◆ RAW DATA ◆
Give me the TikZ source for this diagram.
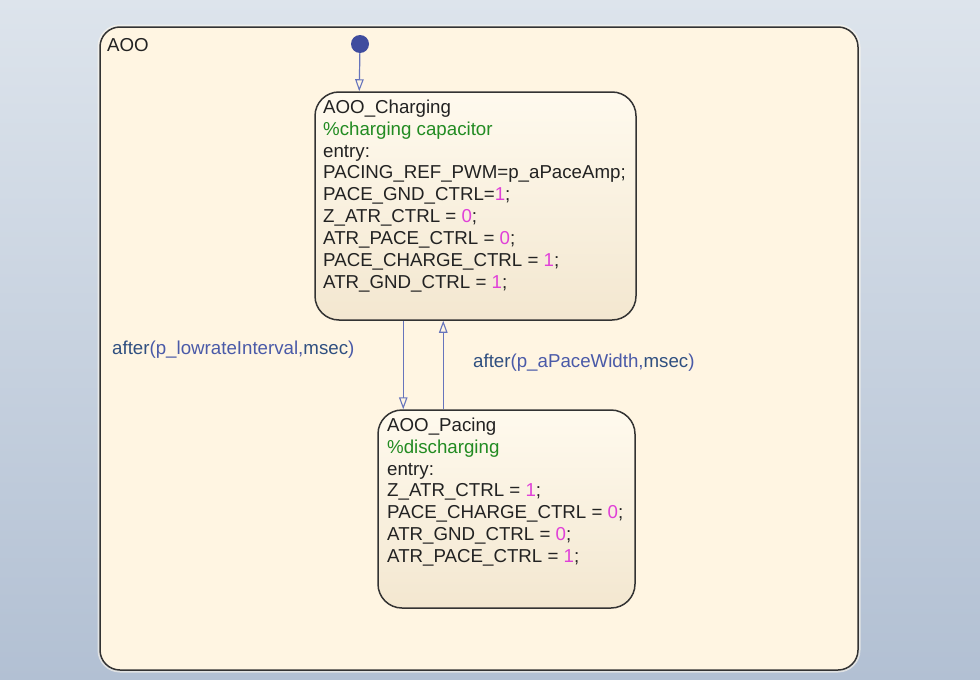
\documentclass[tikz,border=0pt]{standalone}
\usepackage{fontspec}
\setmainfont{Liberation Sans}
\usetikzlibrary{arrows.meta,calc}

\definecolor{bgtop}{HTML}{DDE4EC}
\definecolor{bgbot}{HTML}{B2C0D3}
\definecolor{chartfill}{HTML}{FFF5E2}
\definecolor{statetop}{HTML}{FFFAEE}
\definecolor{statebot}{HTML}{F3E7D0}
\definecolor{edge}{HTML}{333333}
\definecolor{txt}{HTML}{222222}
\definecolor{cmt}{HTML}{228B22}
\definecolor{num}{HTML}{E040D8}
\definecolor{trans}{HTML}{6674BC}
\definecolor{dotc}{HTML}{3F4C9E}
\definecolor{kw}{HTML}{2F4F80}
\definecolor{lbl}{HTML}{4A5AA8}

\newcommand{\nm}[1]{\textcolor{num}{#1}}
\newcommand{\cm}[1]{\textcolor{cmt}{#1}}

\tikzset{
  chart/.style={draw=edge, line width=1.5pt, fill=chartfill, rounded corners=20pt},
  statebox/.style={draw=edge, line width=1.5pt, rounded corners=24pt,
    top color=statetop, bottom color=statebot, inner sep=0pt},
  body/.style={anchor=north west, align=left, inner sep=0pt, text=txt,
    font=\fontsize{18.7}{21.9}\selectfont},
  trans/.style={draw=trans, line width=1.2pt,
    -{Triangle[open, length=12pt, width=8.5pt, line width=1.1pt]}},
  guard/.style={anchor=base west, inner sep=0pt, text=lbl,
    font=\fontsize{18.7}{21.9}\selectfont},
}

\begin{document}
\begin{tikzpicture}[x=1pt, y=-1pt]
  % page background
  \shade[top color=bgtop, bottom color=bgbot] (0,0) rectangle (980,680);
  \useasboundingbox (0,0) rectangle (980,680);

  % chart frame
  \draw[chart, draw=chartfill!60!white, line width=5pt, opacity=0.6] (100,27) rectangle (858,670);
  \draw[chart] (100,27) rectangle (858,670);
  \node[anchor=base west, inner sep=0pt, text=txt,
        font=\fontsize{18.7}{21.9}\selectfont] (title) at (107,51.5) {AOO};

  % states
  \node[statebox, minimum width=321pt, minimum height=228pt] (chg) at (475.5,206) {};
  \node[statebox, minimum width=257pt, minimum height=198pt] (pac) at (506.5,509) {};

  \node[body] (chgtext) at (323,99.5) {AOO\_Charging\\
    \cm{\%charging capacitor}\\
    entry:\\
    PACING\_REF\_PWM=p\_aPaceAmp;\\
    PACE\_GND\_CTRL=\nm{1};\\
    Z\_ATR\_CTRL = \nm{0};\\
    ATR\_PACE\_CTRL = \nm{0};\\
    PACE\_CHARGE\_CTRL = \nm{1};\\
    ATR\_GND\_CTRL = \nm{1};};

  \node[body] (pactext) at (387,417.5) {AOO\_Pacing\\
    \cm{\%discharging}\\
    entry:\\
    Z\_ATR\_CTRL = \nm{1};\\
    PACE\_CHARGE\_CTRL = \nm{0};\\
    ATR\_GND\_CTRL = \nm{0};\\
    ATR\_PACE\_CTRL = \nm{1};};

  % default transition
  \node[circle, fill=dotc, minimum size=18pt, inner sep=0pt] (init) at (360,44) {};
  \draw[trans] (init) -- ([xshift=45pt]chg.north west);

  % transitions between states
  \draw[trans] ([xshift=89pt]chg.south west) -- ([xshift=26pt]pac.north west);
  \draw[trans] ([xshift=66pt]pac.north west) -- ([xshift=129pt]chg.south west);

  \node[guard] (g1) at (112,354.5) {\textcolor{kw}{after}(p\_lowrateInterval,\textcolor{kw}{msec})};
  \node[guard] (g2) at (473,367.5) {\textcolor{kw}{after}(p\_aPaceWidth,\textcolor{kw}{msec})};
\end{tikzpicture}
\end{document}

◆ WHAT IS NEEDED ◆
Write out the material above again, word for word, minus its pictures.

◆ SOLUTION FOR THIS PROBLEM ◆
Give me the TikZ source for this diagram.
\documentclass[tikz,border=0pt]{standalone}
\usepackage{fontspec}
\setmainfont{Liberation Sans}
\usetikzlibrary{arrows.meta,calc}

\definecolor{bgtop}{HTML}{DDE4EC}
\definecolor{bgbot}{HTML}{B2C0D3}
\definecolor{chartfill}{HTML}{FFF5E2}
\definecolor{statetop}{HTML}{FFFAEE}
\definecolor{statebot}{HTML}{F3E7D0}
\definecolor{edge}{HTML}{333333}
\definecolor{txt}{HTML}{222222}
\definecolor{cmt}{HTML}{228B22}
\definecolor{num}{HTML}{E040D8}
\definecolor{trans}{HTML}{6674BC}
\definecolor{dotc}{HTML}{3F4C9E}
\definecolor{kw}{HTML}{2F4F80}
\definecolor{lbl}{HTML}{4A5AA8}

\newcommand{\nm}[1]{\textcolor{num}{#1}}
\newcommand{\cm}[1]{\textcolor{cmt}{#1}}

\tikzset{
  chart/.style={draw=edge, line width=1.5pt, fill=chartfill, rounded corners=20pt},
  statebox/.style={draw=edge, line width=1.5pt, rounded corners=24pt,
    top color=statetop, bottom color=statebot, inner sep=0pt},
  body/.style={anchor=north west, align=left, inner sep=0pt, text=txt,
    font=\fontsize{18.7}{21.9}\selectfont},
  trans/.style={draw=trans, line width=1.2pt,
    -{Triangle[open, length=12pt, width=8.5pt, line width=1.1pt]}},
  guard/.style={anchor=base west, inner sep=0pt, text=lbl,
    font=\fontsize{18.7}{21.9}\selectfont},
}

\begin{document}
\begin{tikzpicture}[x=1pt, y=-1pt]
  % page background
  \shade[top color=bgtop, bottom color=bgbot] (0,0) rectangle (980,680);
  \useasboundingbox (0,0) rectangle (980,680);

  % chart frame
  \draw[chart, draw=chartfill!60!white, line width=5pt, opacity=0.6] (100,27) rectangle (858,670);
  \draw[chart] (100,27) rectangle (858,670);
  \node[anchor=base west, inner sep=0pt, text=txt,
        font=\fontsize{18.7}{21.9}\selectfont] (title) at (107,51.5) {AOO};

  % states
  \node[statebox, minimum width=321pt, minimum height=228pt] (chg) at (475.5,206) {};
  \node[statebox, minimum width=257pt, minimum height=198pt] (pac) at (506.5,509) {};

  \node[body] (chgtext) at (323,99.5) {AOO\_Charging\\
    \cm{\%charging capacitor}\\
    entry:\\
    PACING\_REF\_PWM=p\_aPaceAmp;\\
    PACE\_GND\_CTRL=\nm{1};\\
    Z\_ATR\_CTRL = \nm{0};\\
    ATR\_PACE\_CTRL = \nm{0};\\
    PACE\_CHARGE\_CTRL = \nm{1};\\
    ATR\_GND\_CTRL = \nm{1};};

  \node[body] (pactext) at (387,417.5) {AOO\_Pacing\\
    \cm{\%discharging}\\
    entry:\\
    Z\_ATR\_CTRL = \nm{1};\\
    PACE\_CHARGE\_CTRL = \nm{0};\\
    ATR\_GND\_CTRL = \nm{0};\\
    ATR\_PACE\_CTRL = \nm{1};};

  % default transition
  \node[circle, fill=dotc, minimum size=18pt, inner sep=0pt] (init) at (360,44) {};
  \draw[trans] (init) -- ([xshift=45pt]chg.north west);

  % transitions between states
  \draw[trans] ([xshift=89pt]chg.south west) -- ([xshift=26pt]pac.north west);
  \draw[trans] ([xshift=66pt]pac.north west) -- ([xshift=129pt]chg.south west);

  \node[guard] (g1) at (112,354.5) {\textcolor{kw}{after}(p\_lowrateInterval,\textcolor{kw}{msec})};
  \node[guard] (g2) at (473,367.5) {\textcolor{kw}{after}(p\_aPaceWidth,\textcolor{kw}{msec})};
\end{tikzpicture}
\end{document}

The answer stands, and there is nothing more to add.